Organisation de terrain. La préparation du mouvement s’est faite là où les femmes vivent et travaillent. Les militantes ont organisé des assemblées générales non mixtes dans les villes et les quartiers, avec participation libre et sans délégation. Ces assemblées ont été conçues comme des espaces de rencontre entre femmes, et pas entre organisations. Parallèlement, de nombreux collectifs se sont créés ou ont été réactivés: des femmes migrantes, aux travailleuses dans le secteur du nettoyage jusqu’aux mères des enfants d’une même école se sont mises ensemble pour organiser leur participation. Pour toucher le plus grand nombre, des tracts en neuf langues ont été distribués dans les marchés et les quartiers.
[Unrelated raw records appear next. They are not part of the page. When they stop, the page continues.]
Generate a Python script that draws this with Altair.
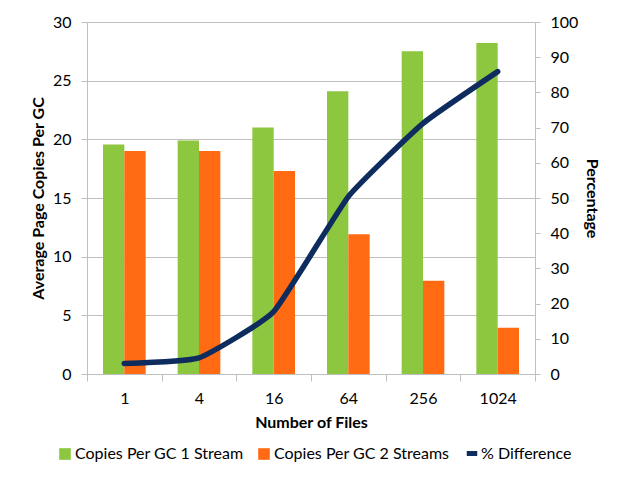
import altair as alt
import pandas as pd

# ---- data ----
files = ["1", "4", "16", "64", "256", "1024"]
one_stream = [19.55, 19.9, 21.0, 24.1, 27.5, 28.2]
two_streams = [19.0, 19.0, 17.3, 11.9, 7.95, 3.95]
pct_diff = [3.0, 4.6, 17.7, 50.4, 71.2, 85.9]
bar_series = ["Copies Per GC 1 Stream", "Copies Per GC 2 Streams"]
line_series = "% Difference"
left_ticks = [0, 5, 10, 15, 20, 25, 30]
right_ticks = [0, 10, 20, 30, 40, 50, 60, 70, 80, 90, 100]

# ---- styles ----
FONT = "Lato"
GREEN = "#8DC63F"
ORANGE = "#FF6A13"
NAVY = "#0E2C5E"
GRID = "#BFBFBF"
TXT = "#000000"

bars_df = pd.DataFrame({
    "files": files * 2,
    "series": [bar_series[0]] * len(files) + [bar_series[1]] * len(files),
    "value": one_stream + two_streams,
})
line_df = pd.DataFrame({
    "files": files,
    "pct": pct_diff,
    "series": [line_series] * len(files),
})

x_enc = alt.X(
    "files:N", sort=files,
    scale=alt.Scale(paddingInner=0, paddingOuter=0),
    axis=alt.Axis(
        title="Number of Files", labelAngle=0, tickBand="extent",
        grid=False, domainColor=GRID, tickColor=GRID, tickSize=7,
        labelPadding=9, titlePadding=8,
        labelFont=FONT, labelFontSize=16, labelColor=TXT,
        titleFont=FONT, titleFontSize=16, titleFontWeight="bold", titleColor=TXT,
    ),
)

bars = alt.Chart(bars_df).mark_bar().encode(
    x=x_enc,
    xOffset=alt.XOffset("series:N", sort=bar_series,
                        scale=alt.Scale(paddingInner=0, paddingOuter=0.75)),
    y=alt.Y(
        "value:Q",
        scale=alt.Scale(domain=[0, 30], nice=False, zero=True),
        axis=alt.Axis(
            title="Average Page Copies Per GC", values=left_ticks,
            grid=True, gridColor=GRID, domainColor=GRID, tickColor=GRID,
            tickSize=6, labelPadding=10, titlePadding=6,
            labelFont=FONT, labelFontSize=16, labelColor=TXT,
            titleFont=FONT, titleFontSize=16, titleFontWeight="bold", titleColor=TXT,
        ),
    ),
    color=alt.Color(
        "series:N",
        scale=alt.Scale(domain=bar_series, range=[GREEN, ORANGE]),
        legend=alt.Legend(
            title=None, orient="none", direction="horizontal", columns=2,
            legendX=-30, legendY=424, symbolType="square", symbolSize=135,
            symbolStrokeWidth=0, labelOffset=2, columnPadding=12,
            labelFont=FONT, labelFontSize=16, labelColor=TXT, labelLimit=300,
        ),
    ),
)

line = alt.Chart(line_df).mark_line(
    strokeWidth=5.5, strokeCap="round", strokeJoin="round",
    interpolate="cardinal", tension=0.6,
).encode(
    x=x_enc,
    y=alt.Y(
        "pct:Q",
        scale=alt.Scale(domain=[0, 100], nice=False),
        axis=alt.Axis(
            title="Percentage", orient="right", values=right_ticks,
            grid=False, domainColor=GRID, tickColor=GRID,
            tickSize=5, labelPadding=10, titlePadding=6,
            labelFont=FONT, labelFontSize=16, labelColor=TXT,
            titleFont=FONT, titleFontSize=16, titleFontWeight="bold", titleColor=TXT,
        ),
    ),
    color=alt.Color(
        "series:N",
        scale=alt.Scale(domain=[line_series], range=[NAVY]),
        legend=alt.Legend(
            title=None, orient="none", direction="horizontal",
            legendX=377, legendY=423.5, symbolType="stroke", symbolSize=110,
            symbolStrokeWidth=5, labelOffset=1,
            labelFont=FONT, labelFontSize=16, labelColor=TXT, labelLimit=300,
        ),
    ),
)

chart = alt.layer(bars, line).resolve_scale(
    y="independent", color="independent"
).properties(
    width=448, height=352,
    padding={"left": 79, "top": 14, "right": 80, "bottom": 100},
    autosize=alt.AutoSizeParams(type="none"),
).configure_view(stroke=None).configure(background="white")

chart.save("out.html", embed_options={"renderer": "svg", "actions": False})
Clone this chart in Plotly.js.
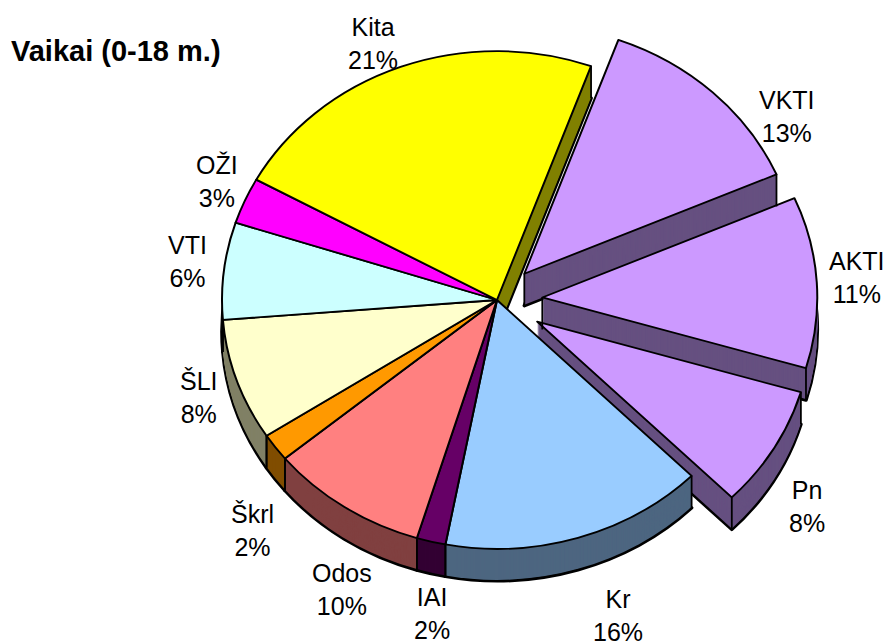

Julia Camara a souligné la participation très active de jeunes adolescentes âgées de 13 et 16 ans qui, à partir de groupes d’amies, ont constitué des collectifs politiques nouveaux.

Revendications concrètes. La grève a changé qualitativement le mouvement féministe de l’Etat espagnol, car elle a permis de mettre en relation les revendications concrètes des femmes avec la réflexion des théoriciennes féministes sur la reproduction sociale. Depuis 2007 et 2008, l’Etat espagnol a connu une hausse de la violence visant à maintenir le taux de profit des économies capitalistes. Conséquence: les attaques contre le corps des femmes a augmenté, tant par la violence physique (allant jusqu’aux féminicides) que par la tentative de restreindre le droit à l’avortement – repoussée par leur mobilisation en 2015. Mais les femmes subissent des violences sexistes quotidiennes partout. Ces violences ont un but: les maintenir dans un état de subordination facilitant leur exploitation.

Changer nos vies. Julia Camara a souligné que leur mouvement ne se cantonne pas au rejet d’une société patriarcale, mais veut offrir aussi une alternative à l’exploitation capitaliste. Une des revendications de la grève féministe a ainsi été de (re)mettre au centre le droit de vivre: face aux féminicides, aux expulsions, au racisme, à l’exploitation, les féministes veulent imposer le droit à une vie digne pour toutes et tous.

En ce sens, les femmes constituent un sujet collectif capable d’imaginer un changement global. La lutte féministe est donc bien une lutte globale pour le bien commun – dans ses dimensions sociales, économiques et écologiques.

Après le succès du 8 mars, un processus d’autonomisation collective est en cours avec une réflexion sur comment construire un réseau stable capable de poursuivre le mouvement, de réagir rapidement aux attaques subies par des femmes, mais aussi de proposer une réflexion programmatique portant sur la défense de la justice reproductive, des conditions de travail et sur un processus d’empowerment collectif.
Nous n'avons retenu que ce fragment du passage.